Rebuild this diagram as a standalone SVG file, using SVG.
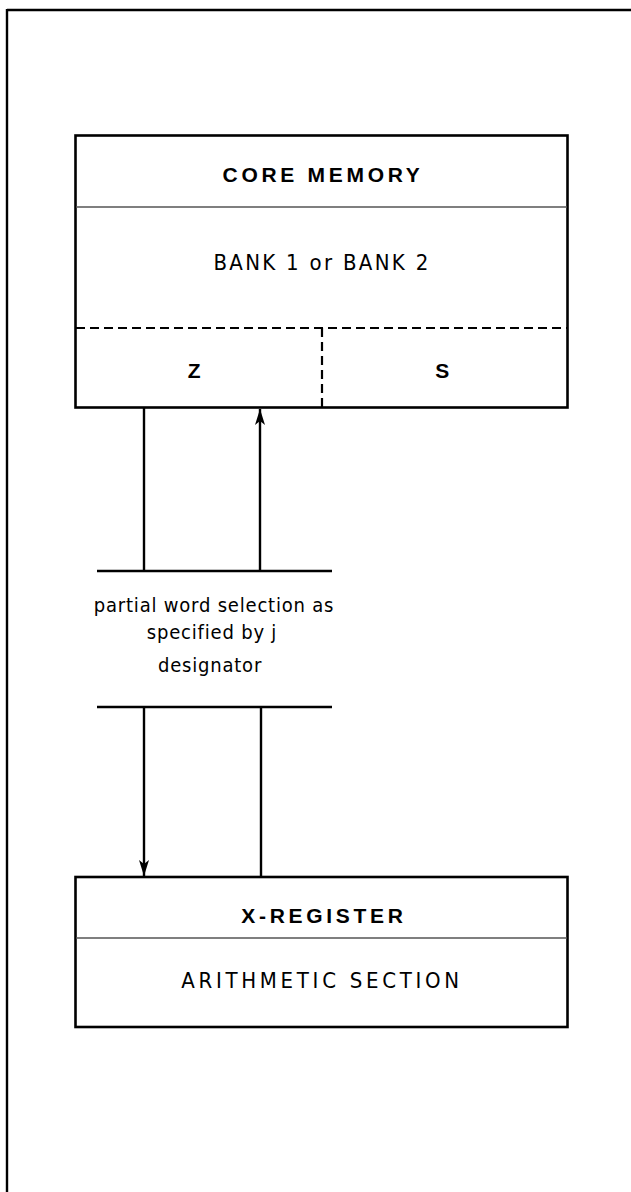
<svg xmlns="http://www.w3.org/2000/svg" width="631" height="1192" viewBox="0 0 631 1192">
<style>
.box{fill:none;stroke:#000;stroke-width:2.6}
.div{stroke:#555;stroke-width:1.4}
.dash{stroke:#000;stroke-width:2.2;stroke-dasharray:9 5}
.ln{stroke:#000;stroke-width:2.4;fill:none}
.b{font-family:"Liberation Sans","DejaVu Sans",sans-serif;font-weight:bold;font-size:21px;letter-spacing:3.7px;text-anchor:middle;fill:#000}
.n{font-family:"Liberation Sans Narrow","DejaVu Sans Condensed","Liberation Sans",sans-serif;font-size:22px;text-anchor:middle;fill:#000}
.t{font-family:"Liberation Sans Narrow","DejaVu Sans Condensed","Liberation Sans",sans-serif;font-size:20px;letter-spacing:0.8px;text-anchor:middle;fill:#000}
</style>
<defs>
<marker id="ah" markerWidth="16" markerHeight="10" refX="16" refY="5" orient="auto" markerUnits="userSpaceOnUse" viewBox="0 0 16 10">
<path d="M0,0 L16,5 L0,10 L4,5 Z" fill="#000"/>
</marker>
</defs>
<rect width="631" height="1192" fill="#fff"/>
<g id="frame">
<line x1="7" y1="10" x2="631" y2="10" class="ln" stroke-width="3"/>
<line x1="7" y1="9" x2="7" y2="1192" class="ln" stroke-width="3"/>
</g>
<g id="core-memory">
<rect x="75.5" y="135.5" width="492" height="272" class="box"/>
<line x1="76" y1="207" x2="567" y2="207" class="div"/>
<line x1="76" y1="328" x2="567" y2="328" class="dash"/>
<line x1="322" y1="328" x2="322" y2="407" class="dash"/>
<text x="323" y="182" class="b">CORE MEMORY</text>
<text x="322" y="270" class="n" letter-spacing="2.3">BANK 1 or BANK 2</text>
<text x="196" y="378" class="b">Z</text>
<text x="444" y="378" class="b">S</text>
</g>
<g id="selection">
<line x1="97" y1="571" x2="332" y2="571" class="ln"/>
<line x1="97" y1="707" x2="332" y2="707" class="ln"/>
<text x="214" y="612" class="t">partial word selection as</text>
<text x="212" y="639" class="t">specified by j</text>
<text x="210" y="672" class="t">designator</text>
</g>
<g id="x-register">
<rect x="75.5" y="877" width="492" height="150" class="box"/>
<line x1="76" y1="938" x2="567" y2="938" class="div"/>
<text x="324" y="923" class="b">X-REGISTER</text>
<text x="322" y="988" class="n" letter-spacing="3.7">ARITHMETIC SECTION</text>
</g>
<g id="connectors">
<line x1="144" y1="408" x2="144" y2="571" class="ln"/>
<line x1="260" y1="571" x2="260" y2="409" class="ln" marker-end="url(#ah)"/>
<line x1="144" y1="707" x2="144" y2="876" class="ln" marker-end="url(#ah)"/>
<line x1="261" y1="707" x2="261" y2="876" class="ln"/>
</g>
</svg>
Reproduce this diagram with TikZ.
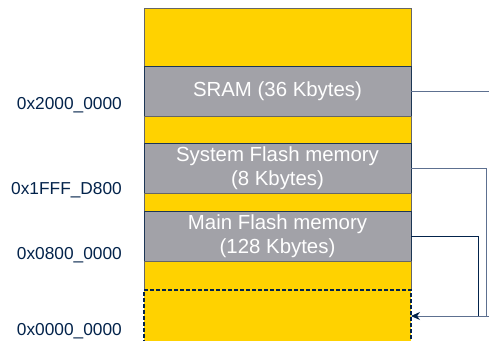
\documentclass[tikz,border=0pt]{standalone}
\usepackage{fontspec}
\setmainfont{Liberation Sans}
\usepackage{xcolor}
\usepackage{tikz}
\usetikzlibrary{positioning,arrows.meta}
\definecolor{styellow}{HTML}{FFD200}
\definecolor{stgray}{HTML}{A2A2A8}
\definecolor{stnavy}{HTML}{03234B}
\definecolor{stlink}{HTML}{5D7090}
\tikzset{>={Stealth[length=9pt,width=8pt,color=stnavy]},
  region/.style={draw, minimum width=267pt, outer sep=0pt, inner sep=0pt},
  gap/.style={region, fill=styellow, draw=gray!80!black, line width=0.5pt},
  memblk/.style={region, fill=stgray, draw=stnavy!80!gray, line width=0.8pt, minimum height=50pt,
    text=white, align=center, font=\fontsize{20.4}{24}\selectfont},
  addr/.style={anchor=base east, inner sep=0pt, text=stnavy, font=\fontsize{17.3}{20}\selectfont},
  link/.style={draw=stlink, line width=0.8pt}}
\begin{document}
\begin{tikzpicture}[x=1pt,y=-1pt]
      \useasboundingbox (0,0) rectangle (489,340);
      \clip (0,0) rectangle (489,340);
      % memory column
      \node[gap, anchor=north west, minimum height=58pt] (gtop) at (144,8) {};
      \node[memblk, below=0pt of gtop] (sram) {SRAM (36 Kbytes)};
      \node[gap, below=0pt of sram, minimum height=27pt] (gone) {};
      \node[memblk, below=0pt of gone] (sysflash) {System Flash memory\\(8 Kbytes)};
      \node[gap, below=0pt of sysflash, minimum height=18pt] (gtwo) {};
      \node[memblk, below=0pt of gtwo] (mainflash) {Main Flash memory\\(128 Kbytes)};
      \node[gap, below=0pt of mainflash, minimum height=29pt] (gthree) {};
      \node[region, fill=styellow, draw=stnavy, dashed, dash pattern=on 4pt off 2pt, line width=1.3pt,
        below=0pt of gthree, minimum height=52pt, anchor=north] (boot) {};
      % addresses
      \node[addr] (asram) at (122,109) {0x2000\_0000};
      \node[addr] (asys) at (122,194) {0x1FFF\_D800};
      \node[addr] (amain) at (122,259) {0x0800\_0000};
      \node[addr] (aboot) at (122,335) {0x0000\_0000};
      % boot selection lines
      \coordinate (sramend) at (489,91);
      \coordinate (bootin) at (489,316);
      \coordinate (sysdrop) at (486,0);
      \coordinate (maindrop) at (478,0);
      \draw[link] (sram.east) -- (sramend);
      \draw[link] (sysflash.east) -| (sysdrop |- bootin);
      \draw[link, draw=stnavy] (mainflash.east) -| (maindrop |- bootin);
      \draw[link, ->] (bootin) -- (boot.east);
    \end{tikzpicture}
\end{document}
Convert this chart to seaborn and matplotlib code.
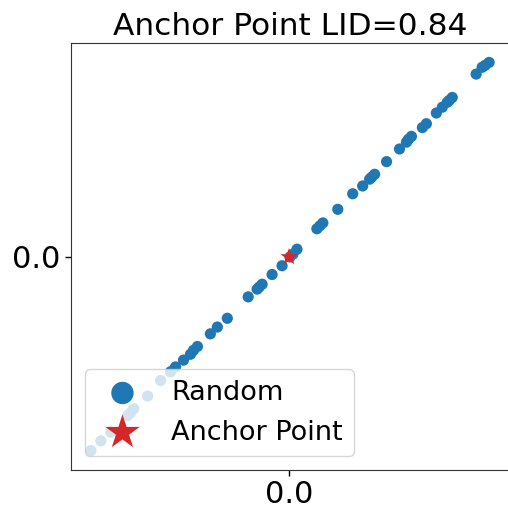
import matplotlib
matplotlib.use("Agg")
import matplotlib.pyplot as plt
import seaborn as sns
import numpy as np
import pandas as pd

# Random points, lying along the diagonal
x_vals = [1.005, 0.985, 0.97, 0.94, 0.82, 0.805, 0.795, 0.77, 0.74, 0.69, 0.67, 0.615,
          0.6, 0.59, 0.555, 0.49, 0.43, 0.415, 0.405, 0.37, 0.32, 0.245, 0.17, 0.155,
          0.14, 0.04, 0.02, 0.005, -0.035, -0.085, -0.135, -0.15, -0.16, -0.205, -0.31,
          -0.36, -0.395, -0.46, -0.48, -0.495, -0.53, -0.57, -0.595, -0.645, -0.71,
          -0.78, -0.795, -0.81, -0.895, -0.945, -0.995]
y_vals = [1.0, 0.985, 0.975, 0.94, 0.82, 0.805, 0.795, 0.77, 0.74, 0.685, 0.665, 0.62,
          0.605, 0.59, 0.555, 0.49, 0.425, 0.41, 0.4, 0.365, 0.325, 0.245, 0.175, 0.16,
          0.145, 0.04, 0.015, 0.0, -0.045, -0.09, -0.14, -0.155, -0.165, -0.205, -0.315,
          -0.36, -0.395, -0.46, -0.48, -0.5, -0.53, -0.565, -0.59, -0.635, -0.715,
          -0.78, -0.8, -0.815, -0.9, -0.945, -0.995]
anchor_x = [0.0]
anchor_y = [0.0]
title = "Anchor Point LID=0.84"
tick_labels = ["0.0"]

df = pd.DataFrame({"x": x_vals, "y": y_vals})
adf = pd.DataFrame({"x": anchor_x, "y": anchor_y})

sns.set_style("white")
plt.rcParams['font.family'] = ['DejaVu Sans']
plt.rcParams['text.color'] = 'black'
plt.rcParams['xtick.color'] = 'black'
plt.rcParams['ytick.color'] = 'black'

fig = plt.figure(figsize=(5.08, 5.05), dpi=100)
ax = fig.add_axes([71/508, 1 - 470/505, 438/508, 427/505])

sns.scatterplot(data=df, x="x", y="y", ax=ax, color="#1f77b4", s=65,
                edgecolor="none", label="Random", zorder=2)
sns.scatterplot(data=adf, x="x", y="y", ax=ax, color="#d62728", marker="*", s=170,
                edgecolor="none", label="Anchor Point", zorder=3)

ax.set_xticks([0.0])
ax.set_yticks([0.0])
ax.set_xticklabels(tick_labels, fontsize=22)
ax.set_yticklabels(tick_labels, fontsize=22)
ax.tick_params(axis="both", length=4, width=1, colors="black", bottom=True, left=True)
ax.set_xlabel("")
ax.set_ylabel("")
ax.set_title(title, fontsize=22.5, color="black")
for sp in ax.spines.values():
    sp.set_color("#333333")

leg = ax.legend(loc="lower left", fontsize=19.5, markerscale=2, framealpha=0.8)
for t in leg.get_texts():
    t.set_color("black")

fig.savefig("out.png", dpi=100)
+ + + + + + +
Directions:
From the listing above, repeat only the lines between the line containing "Convert this chart" and the line containing "import pandas as pd", those two included. Pictures are not part of the copy.

Task output:
Convert this chart to seaborn and matplotlib code.
import matplotlib
matplotlib.use("Agg")
import matplotlib.pyplot as plt
import seaborn as sns
import numpy as np
import pandas as pd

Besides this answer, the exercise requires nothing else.